Proceeding to well-trodden ground I asked Peter if he was going to vote in the upcoming general election to which he gave a swift and certain “No…why would I want to give any kind of personal endorsement or legitimisation to this non-choice…I don’t see why I should give the current political class any reason to believe they have any source of authority and I am amazed that other people do.” He briefly fantasised over an election in which “each MP had gathered about twenty votes” and the “two dead parties” collapsed, giving rise to genuinely representative parties. Peter then recalled how he “gave up politics for good and forever” following his failed pursuit in sacking the Conservative opposition during the 2010 election, telling me, with a look of bemused weariness, “you can keep politics from now on.”
Nevertheless, as is in his nature, he willingly offered up his opinions on the election which, he cautioned, could “all go wrong” for Theresa May if the Liberal Democrats caught the large Remain vote, particularly in southern England, and took away her majority. As for Labour, he doesn’t take the popular view that Jeremy Corbyn is the root of the problem. For Peter, the turning point was when “David Cameron stole Blairism from the Labour Party, adopted it, turned the Conservative Party into New Labour, leaving the Labour Party purposeless.” Add to that the collapse of the Labour Party in Scotland, he now believes it doesn’t matter who their leader is, they will not achieve a majority. As for UKIP, he thinks it will survive only “because lots of people have fun…it’s a kind of political train set. It bears the same relationship to a political party as a sort of Hornby 00 train set does to British railways.”
Nearing the end of the interview, I turned to less politically charged questions, asking what motivated him to get out of bed in the morning to which he responded, with the quick wit I had become used to over the interview, “it never occurred to me not to get out of bed in the morning.” On the topic of his favourite novelists, he explained how he struggled to rouse much interest in novels, preferring instead the works of historians like Adam Tooze, A. J. P. Taylor and Thomas Macaulay. Running through a list of questions I hadn’t heard him answer before, I asked him if he ever had a life changing moment, not expecting the response “yeah, I crashed my motorbike into the side of a pork-pie lorry one day in 1969”. Musing, he continued, “luckily for me the pork pie lorry had a two-way radio so he was able to call an ambulance, otherwise I’d only have one leg.”

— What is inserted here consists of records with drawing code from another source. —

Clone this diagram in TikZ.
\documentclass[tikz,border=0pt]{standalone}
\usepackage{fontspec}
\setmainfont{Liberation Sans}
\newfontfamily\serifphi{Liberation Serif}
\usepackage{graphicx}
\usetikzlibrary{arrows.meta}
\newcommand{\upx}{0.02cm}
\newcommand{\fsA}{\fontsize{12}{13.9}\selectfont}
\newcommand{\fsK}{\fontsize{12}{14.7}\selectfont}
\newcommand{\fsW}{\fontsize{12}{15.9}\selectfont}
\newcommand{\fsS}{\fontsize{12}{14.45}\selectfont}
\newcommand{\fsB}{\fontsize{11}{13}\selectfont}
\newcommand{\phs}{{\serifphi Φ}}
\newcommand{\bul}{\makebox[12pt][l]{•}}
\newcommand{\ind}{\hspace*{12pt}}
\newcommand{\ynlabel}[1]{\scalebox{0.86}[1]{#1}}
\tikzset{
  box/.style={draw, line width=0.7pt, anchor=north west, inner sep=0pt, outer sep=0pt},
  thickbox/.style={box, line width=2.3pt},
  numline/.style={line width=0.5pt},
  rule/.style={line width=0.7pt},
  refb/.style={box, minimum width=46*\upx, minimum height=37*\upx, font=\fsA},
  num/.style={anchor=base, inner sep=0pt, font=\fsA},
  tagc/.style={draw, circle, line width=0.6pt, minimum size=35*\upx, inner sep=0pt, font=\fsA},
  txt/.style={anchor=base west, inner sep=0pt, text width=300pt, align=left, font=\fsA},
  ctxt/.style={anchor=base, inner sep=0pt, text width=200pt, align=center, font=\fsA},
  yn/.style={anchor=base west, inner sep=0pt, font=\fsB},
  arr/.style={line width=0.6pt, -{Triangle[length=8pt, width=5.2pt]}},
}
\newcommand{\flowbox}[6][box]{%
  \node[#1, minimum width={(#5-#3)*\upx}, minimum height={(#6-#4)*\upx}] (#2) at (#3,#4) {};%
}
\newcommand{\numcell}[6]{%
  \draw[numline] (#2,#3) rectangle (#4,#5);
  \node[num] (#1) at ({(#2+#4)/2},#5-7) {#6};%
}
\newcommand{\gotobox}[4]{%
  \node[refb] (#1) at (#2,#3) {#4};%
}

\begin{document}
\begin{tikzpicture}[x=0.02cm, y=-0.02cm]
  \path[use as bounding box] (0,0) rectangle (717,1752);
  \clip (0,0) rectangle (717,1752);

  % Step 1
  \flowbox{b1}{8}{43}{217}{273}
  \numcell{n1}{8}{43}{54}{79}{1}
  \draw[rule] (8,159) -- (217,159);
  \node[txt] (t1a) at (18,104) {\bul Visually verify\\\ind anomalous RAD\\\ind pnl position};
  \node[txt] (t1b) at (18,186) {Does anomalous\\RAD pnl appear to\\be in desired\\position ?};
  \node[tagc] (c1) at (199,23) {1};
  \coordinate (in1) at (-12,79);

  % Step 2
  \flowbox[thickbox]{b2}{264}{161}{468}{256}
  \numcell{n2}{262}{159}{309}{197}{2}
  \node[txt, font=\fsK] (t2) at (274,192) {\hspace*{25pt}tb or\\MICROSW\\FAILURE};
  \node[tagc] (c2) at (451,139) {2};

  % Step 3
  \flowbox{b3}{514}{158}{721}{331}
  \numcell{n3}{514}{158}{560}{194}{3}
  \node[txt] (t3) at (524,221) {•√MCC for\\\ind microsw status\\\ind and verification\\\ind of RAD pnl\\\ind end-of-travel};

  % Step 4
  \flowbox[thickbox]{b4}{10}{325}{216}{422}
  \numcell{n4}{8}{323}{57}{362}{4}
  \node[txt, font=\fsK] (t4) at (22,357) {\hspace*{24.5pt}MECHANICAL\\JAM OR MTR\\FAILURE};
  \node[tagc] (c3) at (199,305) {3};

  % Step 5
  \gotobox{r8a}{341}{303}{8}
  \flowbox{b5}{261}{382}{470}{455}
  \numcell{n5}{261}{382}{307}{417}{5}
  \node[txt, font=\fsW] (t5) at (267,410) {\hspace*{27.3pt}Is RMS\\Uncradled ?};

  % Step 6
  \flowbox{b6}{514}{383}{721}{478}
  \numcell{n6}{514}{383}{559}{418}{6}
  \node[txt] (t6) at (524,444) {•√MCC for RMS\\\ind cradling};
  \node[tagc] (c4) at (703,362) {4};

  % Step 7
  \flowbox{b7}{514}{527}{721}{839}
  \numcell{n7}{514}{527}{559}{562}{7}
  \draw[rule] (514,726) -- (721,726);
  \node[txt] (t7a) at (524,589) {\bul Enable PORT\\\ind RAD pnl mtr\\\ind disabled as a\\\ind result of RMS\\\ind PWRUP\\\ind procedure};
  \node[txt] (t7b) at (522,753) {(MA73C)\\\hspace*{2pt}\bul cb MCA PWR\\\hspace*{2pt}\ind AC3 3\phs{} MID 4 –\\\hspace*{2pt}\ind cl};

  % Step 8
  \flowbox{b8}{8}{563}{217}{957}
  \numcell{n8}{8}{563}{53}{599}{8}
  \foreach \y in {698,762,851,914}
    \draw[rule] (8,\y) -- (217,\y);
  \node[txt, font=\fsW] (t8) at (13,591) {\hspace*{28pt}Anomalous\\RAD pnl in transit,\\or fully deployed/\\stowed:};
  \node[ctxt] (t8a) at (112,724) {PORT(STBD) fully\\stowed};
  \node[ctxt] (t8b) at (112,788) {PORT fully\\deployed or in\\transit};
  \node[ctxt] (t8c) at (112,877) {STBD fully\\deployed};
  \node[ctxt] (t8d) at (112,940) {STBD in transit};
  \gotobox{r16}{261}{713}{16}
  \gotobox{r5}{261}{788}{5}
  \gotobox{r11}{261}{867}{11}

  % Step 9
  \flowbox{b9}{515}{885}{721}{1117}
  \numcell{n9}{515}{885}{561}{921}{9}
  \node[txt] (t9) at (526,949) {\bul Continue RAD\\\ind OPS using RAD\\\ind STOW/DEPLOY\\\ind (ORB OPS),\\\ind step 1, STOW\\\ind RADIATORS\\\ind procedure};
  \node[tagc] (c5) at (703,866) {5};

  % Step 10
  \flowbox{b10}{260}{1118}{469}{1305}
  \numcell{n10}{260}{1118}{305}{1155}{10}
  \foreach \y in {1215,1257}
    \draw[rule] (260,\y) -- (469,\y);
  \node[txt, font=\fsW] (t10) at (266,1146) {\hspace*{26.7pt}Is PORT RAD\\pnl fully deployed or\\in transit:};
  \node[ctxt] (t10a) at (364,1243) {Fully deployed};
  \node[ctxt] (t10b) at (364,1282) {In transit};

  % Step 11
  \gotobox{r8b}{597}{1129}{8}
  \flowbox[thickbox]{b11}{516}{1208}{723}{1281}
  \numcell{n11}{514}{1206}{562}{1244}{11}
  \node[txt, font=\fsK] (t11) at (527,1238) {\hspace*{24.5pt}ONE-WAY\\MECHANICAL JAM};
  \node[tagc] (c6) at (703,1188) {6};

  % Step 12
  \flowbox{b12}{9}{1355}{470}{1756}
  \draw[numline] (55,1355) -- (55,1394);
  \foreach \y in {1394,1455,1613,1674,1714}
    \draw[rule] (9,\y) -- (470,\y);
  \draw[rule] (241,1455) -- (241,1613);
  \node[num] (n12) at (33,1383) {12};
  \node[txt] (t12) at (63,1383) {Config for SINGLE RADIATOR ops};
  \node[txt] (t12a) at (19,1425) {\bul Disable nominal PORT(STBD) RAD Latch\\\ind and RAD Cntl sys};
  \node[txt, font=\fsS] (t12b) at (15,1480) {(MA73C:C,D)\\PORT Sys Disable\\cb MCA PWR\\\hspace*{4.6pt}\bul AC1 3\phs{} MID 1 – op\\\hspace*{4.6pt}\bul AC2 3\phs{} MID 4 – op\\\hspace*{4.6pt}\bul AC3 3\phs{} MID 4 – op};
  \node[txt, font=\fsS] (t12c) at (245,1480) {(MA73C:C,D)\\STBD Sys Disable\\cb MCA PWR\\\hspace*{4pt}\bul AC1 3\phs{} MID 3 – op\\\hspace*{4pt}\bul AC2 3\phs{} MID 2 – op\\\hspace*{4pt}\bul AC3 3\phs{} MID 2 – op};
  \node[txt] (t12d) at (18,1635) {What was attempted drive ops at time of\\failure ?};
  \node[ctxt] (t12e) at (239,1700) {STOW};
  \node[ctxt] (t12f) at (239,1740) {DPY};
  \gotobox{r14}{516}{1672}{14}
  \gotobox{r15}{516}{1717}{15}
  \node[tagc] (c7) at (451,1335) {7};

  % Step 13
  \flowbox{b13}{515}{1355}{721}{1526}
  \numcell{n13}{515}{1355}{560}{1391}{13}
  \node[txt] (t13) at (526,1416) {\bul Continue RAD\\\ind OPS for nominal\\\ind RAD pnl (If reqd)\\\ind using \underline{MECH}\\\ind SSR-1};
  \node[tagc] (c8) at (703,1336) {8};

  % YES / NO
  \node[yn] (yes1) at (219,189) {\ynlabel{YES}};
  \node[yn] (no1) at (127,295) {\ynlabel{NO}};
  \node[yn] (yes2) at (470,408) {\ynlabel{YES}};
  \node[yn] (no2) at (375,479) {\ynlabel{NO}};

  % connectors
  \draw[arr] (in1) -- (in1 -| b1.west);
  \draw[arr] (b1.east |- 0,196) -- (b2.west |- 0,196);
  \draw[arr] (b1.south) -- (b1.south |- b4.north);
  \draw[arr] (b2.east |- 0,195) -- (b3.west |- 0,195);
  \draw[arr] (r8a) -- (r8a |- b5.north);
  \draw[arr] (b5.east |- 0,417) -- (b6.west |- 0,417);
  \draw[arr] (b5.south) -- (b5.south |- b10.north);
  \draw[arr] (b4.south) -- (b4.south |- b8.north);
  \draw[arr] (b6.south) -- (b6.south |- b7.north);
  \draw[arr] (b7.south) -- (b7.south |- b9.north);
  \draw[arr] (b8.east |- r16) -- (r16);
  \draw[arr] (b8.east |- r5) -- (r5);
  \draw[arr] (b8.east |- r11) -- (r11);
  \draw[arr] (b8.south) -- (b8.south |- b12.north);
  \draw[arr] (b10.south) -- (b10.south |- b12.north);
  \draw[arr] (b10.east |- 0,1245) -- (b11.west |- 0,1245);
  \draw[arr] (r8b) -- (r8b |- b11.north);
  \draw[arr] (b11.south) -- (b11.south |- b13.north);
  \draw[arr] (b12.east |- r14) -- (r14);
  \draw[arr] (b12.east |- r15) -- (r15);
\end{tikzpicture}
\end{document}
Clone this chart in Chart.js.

For my final question, I thought it fitting I invite him, tongue-in-cheek, to wonder what posterity will think of him, but Peter humbly told me “It’s fantasy isn’t it? I think there are people whose opinion I care more about than posterity.” With that Mr Hitchens went on to deliver his address concerning drugs in the Student Union and I came away with a better understanding of the much maligned Mail on Sunday Columnist, whose bold opinions are more popular, I think, among students than he suspects.